HOW DO THEY WORK?

A merchant advance is a lump sum of cash paid back through your processor by taking a set percentage split off of your daily credit card sales. You are basically monetizing your receivables by selling them at a discount to the funder.


WHAT DO THEY COST?

Paying back your balance through your credit card sales may dip into your cash flow more than a term loan because merchant advance payments are more frequent, are variable with sales volume and have a fixed payback which limits your flexibility for an early payoff. Merchant advances start at a 1.09 factor rate, and the cost depends in large part on the specified percentage of your future receivables taken by the funder on a monthly basis.

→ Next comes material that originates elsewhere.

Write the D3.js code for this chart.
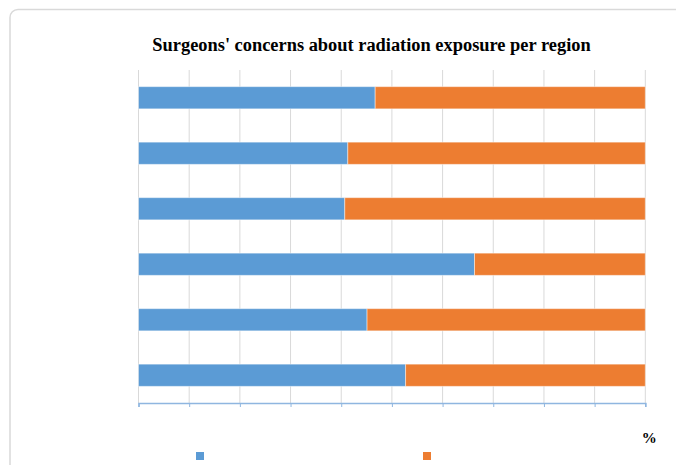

WHEN WOULD THEY MAKE SENSE?

For businesses that make a big portion of their revenue through credit card sales, they can use a merchant advance as a short-term funding tool. Instead of a loan with set payments, a merchant advance fluctuates with your business' daily sales, so you pay more when business is good and less when it's slow. Seasonality is a big factor in considering taking a merchant advance.


WILL I QUALIFY?

If you have little or no collateral, limited credit or low credit, etc., or need quick cash in the next couple of days, merchant advances could be your best option because they tend to have easy approval criteria. Businesses that generate consistent revenue through credit card processing should qualify for a merchant advance.